> **Short problem**
Retype all of the listing exactly, passing over any picture you find.

— Start of Recorded data —

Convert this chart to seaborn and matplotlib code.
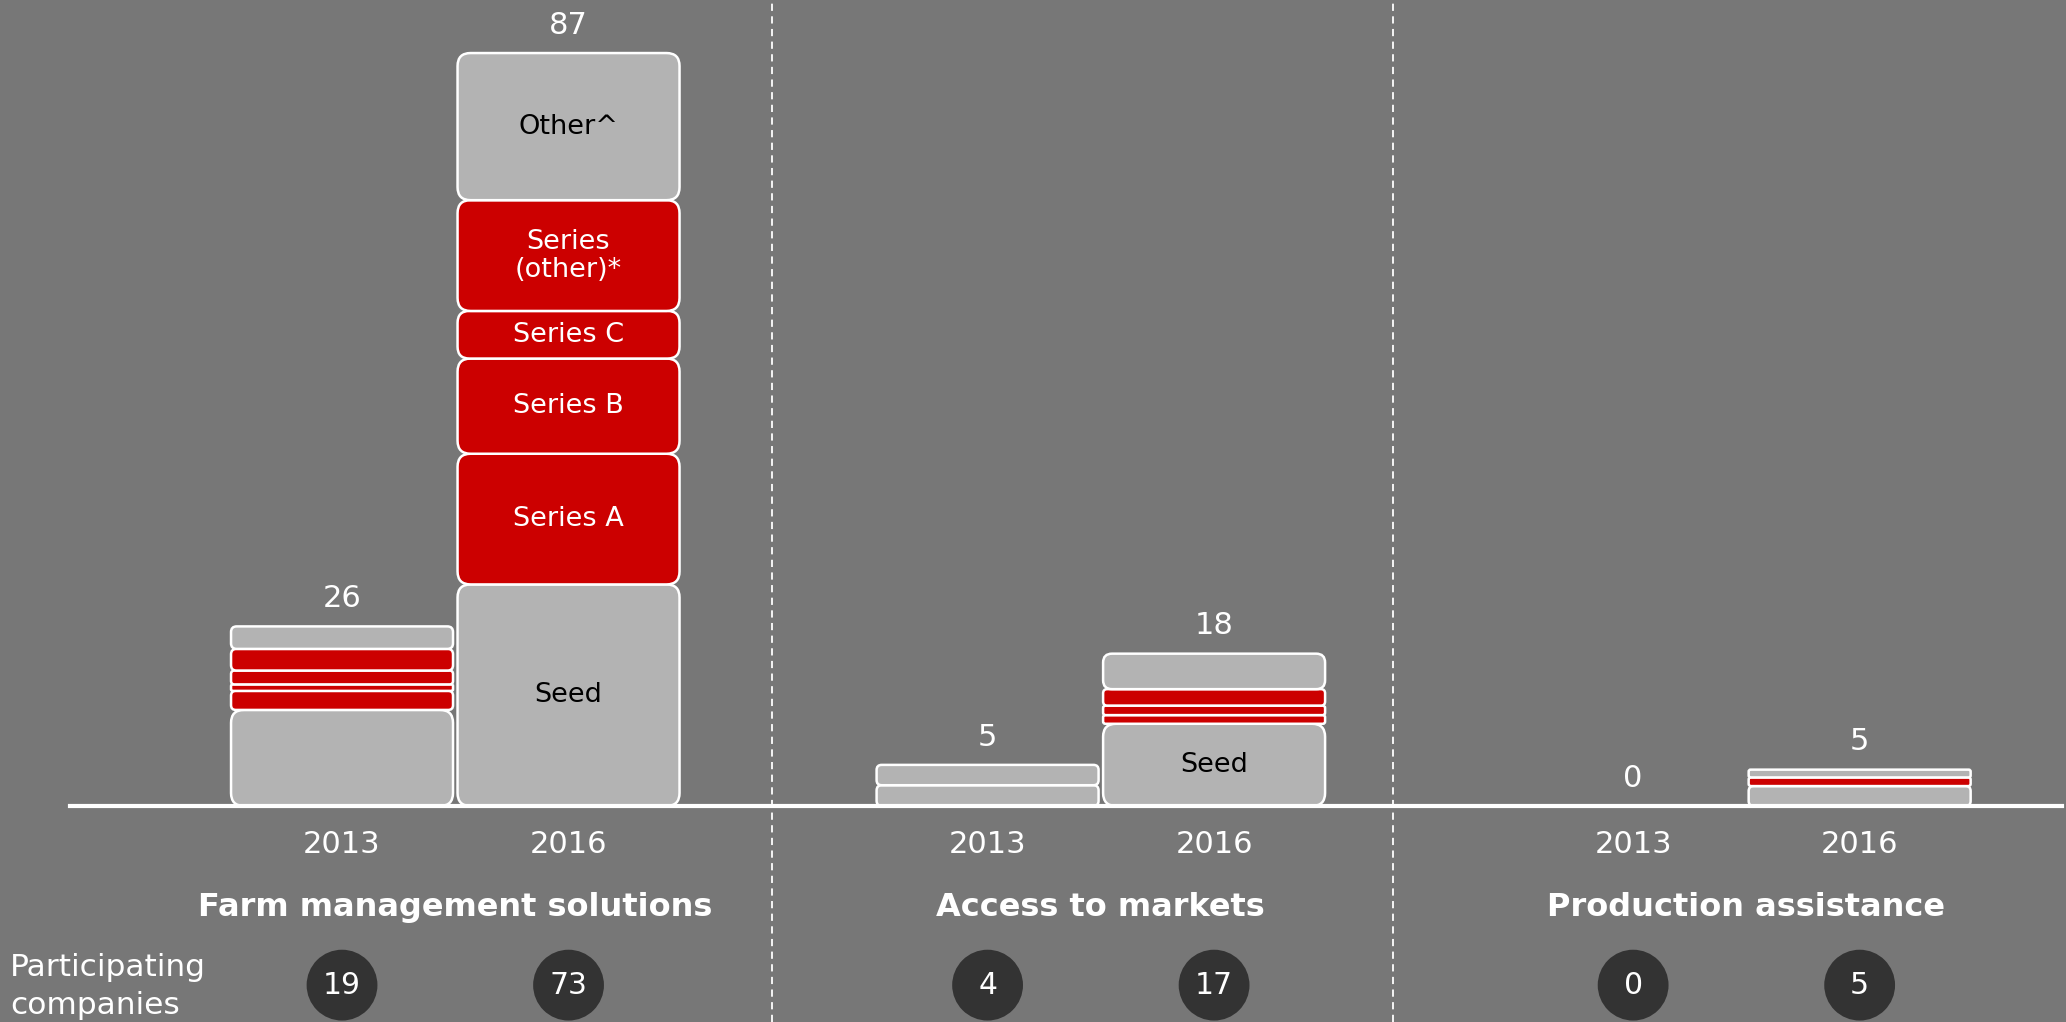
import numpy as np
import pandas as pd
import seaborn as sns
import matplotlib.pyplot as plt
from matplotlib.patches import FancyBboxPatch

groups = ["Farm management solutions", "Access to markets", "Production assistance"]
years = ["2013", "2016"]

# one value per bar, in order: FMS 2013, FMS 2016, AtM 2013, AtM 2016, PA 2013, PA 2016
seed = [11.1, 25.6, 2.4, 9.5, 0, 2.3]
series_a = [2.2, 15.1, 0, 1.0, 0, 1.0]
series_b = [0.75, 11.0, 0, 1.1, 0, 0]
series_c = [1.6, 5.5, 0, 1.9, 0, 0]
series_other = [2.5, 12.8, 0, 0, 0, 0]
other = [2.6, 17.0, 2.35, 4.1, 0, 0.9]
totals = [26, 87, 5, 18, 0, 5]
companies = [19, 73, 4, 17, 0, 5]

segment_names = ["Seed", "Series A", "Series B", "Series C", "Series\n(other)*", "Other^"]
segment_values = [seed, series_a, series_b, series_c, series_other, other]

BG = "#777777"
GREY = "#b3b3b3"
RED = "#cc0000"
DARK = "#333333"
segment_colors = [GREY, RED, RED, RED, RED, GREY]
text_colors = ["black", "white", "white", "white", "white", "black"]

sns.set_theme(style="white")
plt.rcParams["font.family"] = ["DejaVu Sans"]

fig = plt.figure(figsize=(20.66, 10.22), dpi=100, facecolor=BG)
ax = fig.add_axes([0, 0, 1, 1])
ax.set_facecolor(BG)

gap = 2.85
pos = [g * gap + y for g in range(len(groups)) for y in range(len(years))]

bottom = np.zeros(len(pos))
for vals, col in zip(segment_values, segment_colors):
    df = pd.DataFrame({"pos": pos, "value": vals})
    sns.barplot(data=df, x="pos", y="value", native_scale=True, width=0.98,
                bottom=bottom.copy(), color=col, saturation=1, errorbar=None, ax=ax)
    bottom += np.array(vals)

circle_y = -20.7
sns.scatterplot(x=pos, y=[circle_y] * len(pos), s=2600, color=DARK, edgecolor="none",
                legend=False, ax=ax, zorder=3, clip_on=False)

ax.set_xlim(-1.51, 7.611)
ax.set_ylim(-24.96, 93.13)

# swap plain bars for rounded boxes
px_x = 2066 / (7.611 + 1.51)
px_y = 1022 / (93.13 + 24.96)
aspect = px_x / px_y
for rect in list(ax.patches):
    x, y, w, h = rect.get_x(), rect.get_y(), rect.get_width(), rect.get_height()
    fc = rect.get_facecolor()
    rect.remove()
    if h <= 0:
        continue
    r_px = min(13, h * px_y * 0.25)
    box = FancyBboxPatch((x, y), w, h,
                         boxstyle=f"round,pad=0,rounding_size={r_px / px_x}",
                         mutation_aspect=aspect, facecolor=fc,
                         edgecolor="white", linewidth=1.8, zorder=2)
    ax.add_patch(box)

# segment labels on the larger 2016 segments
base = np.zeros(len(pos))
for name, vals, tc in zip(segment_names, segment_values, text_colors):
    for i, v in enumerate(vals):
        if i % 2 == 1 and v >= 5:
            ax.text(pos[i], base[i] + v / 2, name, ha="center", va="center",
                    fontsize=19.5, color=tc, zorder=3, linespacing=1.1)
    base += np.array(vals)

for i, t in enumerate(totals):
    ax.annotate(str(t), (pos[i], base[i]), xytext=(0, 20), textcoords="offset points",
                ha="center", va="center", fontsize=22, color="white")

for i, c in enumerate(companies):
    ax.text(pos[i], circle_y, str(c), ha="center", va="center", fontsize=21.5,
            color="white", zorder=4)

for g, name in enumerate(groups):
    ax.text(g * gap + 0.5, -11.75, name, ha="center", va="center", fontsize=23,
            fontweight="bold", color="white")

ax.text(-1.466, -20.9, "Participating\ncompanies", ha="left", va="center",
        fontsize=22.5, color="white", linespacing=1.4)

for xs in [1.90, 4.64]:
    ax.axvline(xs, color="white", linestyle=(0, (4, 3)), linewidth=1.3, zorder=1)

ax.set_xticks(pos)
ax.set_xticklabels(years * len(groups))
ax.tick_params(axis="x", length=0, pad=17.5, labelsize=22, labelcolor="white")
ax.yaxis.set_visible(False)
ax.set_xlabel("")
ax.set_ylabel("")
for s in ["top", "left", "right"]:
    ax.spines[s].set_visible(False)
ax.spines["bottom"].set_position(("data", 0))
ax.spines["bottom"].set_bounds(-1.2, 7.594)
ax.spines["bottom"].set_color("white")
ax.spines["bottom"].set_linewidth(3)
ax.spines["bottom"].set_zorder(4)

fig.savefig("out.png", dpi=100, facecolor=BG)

— End of Recorded data —

> **Solution for this problem**
Convert this chart to seaborn and matplotlib code.
import numpy as np
import pandas as pd
import seaborn as sns
import matplotlib.pyplot as plt
from matplotlib.patches import FancyBboxPatch

groups = ["Farm management solutions", "Access to markets", "Production assistance"]
years = ["2013", "2016"]

# one value per bar, in order: FMS 2013, FMS 2016, AtM 2013, AtM 2016, PA 2013, PA 2016
seed = [11.1, 25.6, 2.4, 9.5, 0, 2.3]
series_a = [2.2, 15.1, 0, 1.0, 0, 1.0]
series_b = [0.75, 11.0, 0, 1.1, 0, 0]
series_c = [1.6, 5.5, 0, 1.9, 0, 0]
series_other = [2.5, 12.8, 0, 0, 0, 0]
other = [2.6, 17.0, 2.35, 4.1, 0, 0.9]
totals = [26, 87, 5, 18, 0, 5]
companies = [19, 73, 4, 17, 0, 5]

segment_names = ["Seed", "Series A", "Series B", "Series C", "Series\n(other)*", "Other^"]
segment_values = [seed, series_a, series_b, series_c, series_other, other]

BG = "#777777"
GREY = "#b3b3b3"
RED = "#cc0000"
DARK = "#333333"
segment_colors = [GREY, RED, RED, RED, RED, GREY]
text_colors = ["black", "white", "white", "white", "white", "black"]

sns.set_theme(style="white")
plt.rcParams["font.family"] = ["DejaVu Sans"]

fig = plt.figure(figsize=(20.66, 10.22), dpi=100, facecolor=BG)
ax = fig.add_axes([0, 0, 1, 1])
ax.set_facecolor(BG)

gap = 2.85
pos = [g * gap + y for g in range(len(groups)) for y in range(len(years))]

bottom = np.zeros(len(pos))
for vals, col in zip(segment_values, segment_colors):
    df = pd.DataFrame({"pos": pos, "value": vals})
    sns.barplot(data=df, x="pos", y="value", native_scale=True, width=0.98,
                bottom=bottom.copy(), color=col, saturation=1, errorbar=None, ax=ax)
    bottom += np.array(vals)

circle_y = -20.7
sns.scatterplot(x=pos, y=[circle_y] * len(pos), s=2600, color=DARK, edgecolor="none",
                legend=False, ax=ax, zorder=3, clip_on=False)

ax.set_xlim(-1.51, 7.611)
ax.set_ylim(-24.96, 93.13)

# swap plain bars for rounded boxes
px_x = 2066 / (7.611 + 1.51)
px_y = 1022 / (93.13 + 24.96)
aspect = px_x / px_y
for rect in list(ax.patches):
    x, y, w, h = rect.get_x(), rect.get_y(), rect.get_width(), rect.get_height()
    fc = rect.get_facecolor()
    rect.remove()
    if h <= 0:
        continue
    r_px = min(13, h * px_y * 0.25)
    box = FancyBboxPatch((x, y), w, h,
                         boxstyle=f"round,pad=0,rounding_size={r_px / px_x}",
                         mutation_aspect=aspect, facecolor=fc,
                         edgecolor="white", linewidth=1.8, zorder=2)
    ax.add_patch(box)

# segment labels on the larger 2016 segments
base = np.zeros(len(pos))
for name, vals, tc in zip(segment_names, segment_values, text_colors):
    for i, v in enumerate(vals):
        if i % 2 == 1 and v >= 5:
            ax.text(pos[i], base[i] + v / 2, name, ha="center", va="center",
                    fontsize=19.5, color=tc, zorder=3, linespacing=1.1)
    base += np.array(vals)

for i, t in enumerate(totals):
    ax.annotate(str(t), (pos[i], base[i]), xytext=(0, 20), textcoords="offset points",
                ha="center", va="center", fontsize=22, color="white")

for i, c in enumerate(companies):
    ax.text(pos[i], circle_y, str(c), ha="center", va="center", fontsize=21.5,
            color="white", zorder=4)

for g, name in enumerate(groups):
    ax.text(g * gap + 0.5, -11.75, name, ha="center", va="center", fontsize=23,
            fontweight="bold", color="white")

ax.text(-1.466, -20.9, "Participating\ncompanies", ha="left", va="center",
        fontsize=22.5, color="white", linespacing=1.4)

for xs in [1.90, 4.64]:
    ax.axvline(xs, color="white", linestyle=(0, (4, 3)), linewidth=1.3, zorder=1)

ax.set_xticks(pos)
ax.set_xticklabels(years * len(groups))
ax.tick_params(axis="x", length=0, pad=17.5, labelsize=22, labelcolor="white")
ax.yaxis.set_visible(False)
ax.set_xlabel("")
ax.set_ylabel("")
for s in ["top", "left", "right"]:
    ax.spines[s].set_visible(False)
ax.spines["bottom"].set_position(("data", 0))
ax.spines["bottom"].set_bounds(-1.2, 7.594)
ax.spines["bottom"].set_color("white")
ax.spines["bottom"].set_linewidth(3)
ax.spines["bottom"].set_zorder(4)

fig.savefig("out.png", dpi=100, facecolor=BG)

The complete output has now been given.